The example metatranscriptomic pipeline presented below consists of two parts (shown in Figure 1). Part 1 includes: assembling the metagenome; grouping contigs into bins to reconstruct the microbial genomes; and finding and annotating genes. It is also described in further detail in our recent white paper on Antarctic microbiome profiling. A common approach and caveat of comparing metatranscriptomes from multiple samples is often to create a “co-assembly” across your samples that serves as a single reference list of contigs and genes for the downstream RNAseq analysis. A good example of this approach can be found in Marynowska et. al. (4).

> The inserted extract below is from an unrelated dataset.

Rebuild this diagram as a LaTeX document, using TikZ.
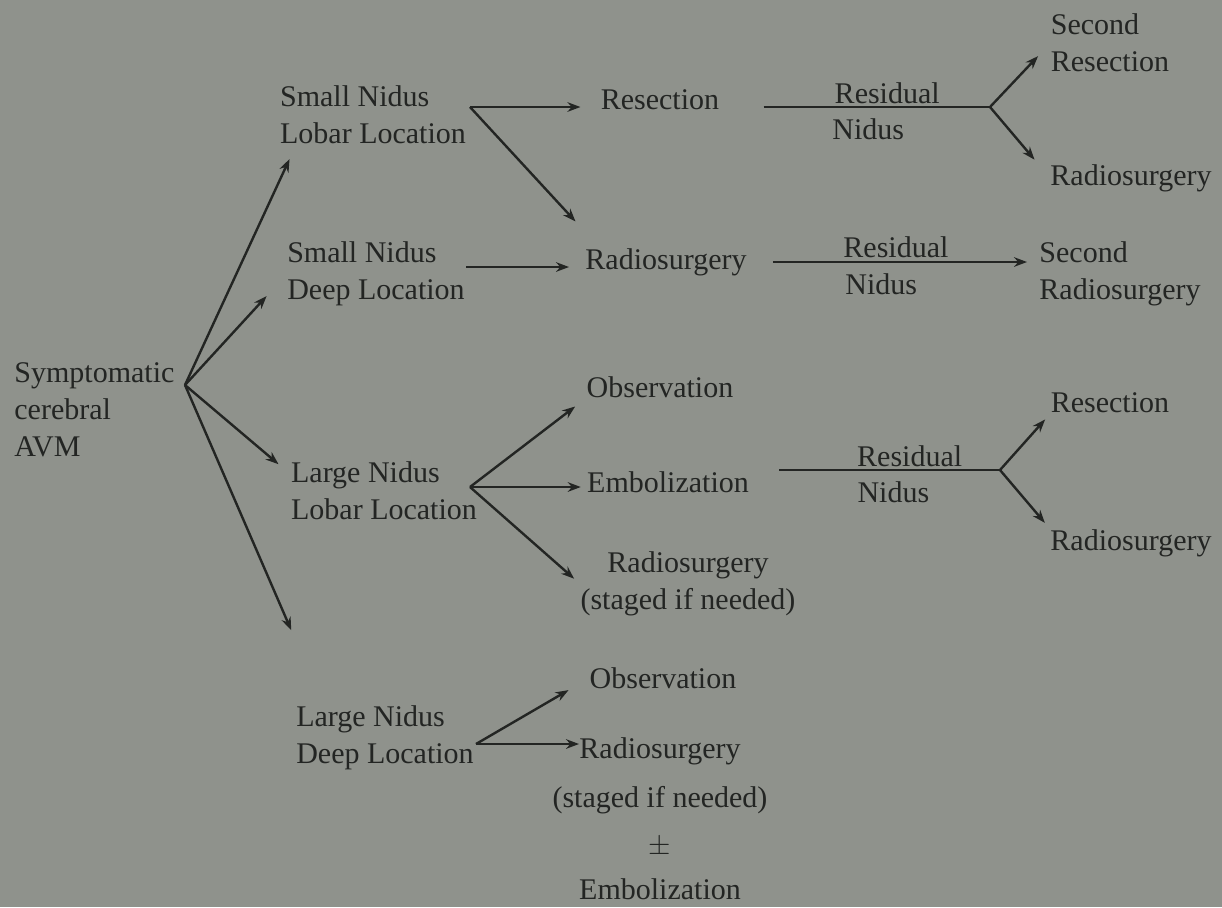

Part 2 of the analysis pipeline involves adding the transcriptomic data to supplement the metagenomic survey with information on gene activity. Part 2 is the focus of this post and will be described below.

Combining RNA-Seq Data with Existing Metagenomics Data

CLC Genomics Workbench include a suite a of tools designed for analyzing gene expression data. For this blog post, we will use just only a few of them. The RNA-Seq Analysis tool will start with mapping reads to the genome and the coding sequences. The tool requires a file with the reference genome and a file with annotations for protein coding sequences (CDS) or genes. If these are not already available from Part 1 of the pipeline (Figure 1), they can be generated using Track Tools -> Track Conversion -> Convert to Tracks. This will take an annotated genome or list of contigs as input and generate individual track files. Additional details on this conversion step can be found in our manual. In this case we need to generate a track for the genome and one for the annotated coding regions. From the read mappings, reads are categorized and assigned, and expression values are calculated. The output from the RNA-Seq Analysis tool is a table describing for each gene the number of reads mapped, the number of reads per kilobase gene, and the expression value. The results can be visualized in a track list along with the genes and the read mappings (Figure 2). The track list is interactively linked to the results table, and marking a CDS of interest in the table view, will shift the focus of the track list to that particular region.

Figure 2. Gene expression results.

Figure 2. Gene expression results.

From the track view read mappings can be manually inspected by zooming in on individual genes (Figure 3). In the case of the desert soil microbiome in Antarctica, genes supporting the use of atmospheric trace gases as carbon and energy sources could be searched out from the table, and the expression values inspected.

Figure 3. Track list displaying read mappings.

Figure 3. Track list displaying read mappings.

If your microbiome investigation involves comparing microbial communities at different times or under different conditions, transcriptomes can be compared across multiple states. This analysis can be performed with the tool Differential Expression for RNA-Seq. The tool performs a statistical test of the differential expression of two or more samples. The output is a table displaying for each gene, the fold change and the p-value for the statistical comparison. From this list, genes significantly changing expression levels under different biological conditions can be found.

CLC Genomics Workbench contain several additional tools for analyzing RNA-Seq data for more sophisticated comparisons and visualizations than what have been shown here. If you are interested in learning more or trying out the functionalities, you can always download a free trial.

References

  1. Ji M., et al. (2017) Atmospheric trace gases support primary production in Antarctic desert surface soil. Nature 552(7685):400–3.
  2. Bashiardes S., et al. (2016) Use of Metatranscriptomics in Microbiome Research. Bioinform Biol Insights 10:19–25.
  3. Schoonvaere K., et al. (2018) Study of the Metatranscriptome of Eight Social and Solitary Wild Bee Species Reveals Novel Viruses and Bee Parasites. Front Microbiol. 9:177.
  4. Marynowska M., et al. (2017) Optimization of a metatranscriptomic approach to study the lignocellulolytic potential of the higher termite gut microbiome. BMC Genomics 18(1):681. doi: 10.1186/s12864-017-4076-9.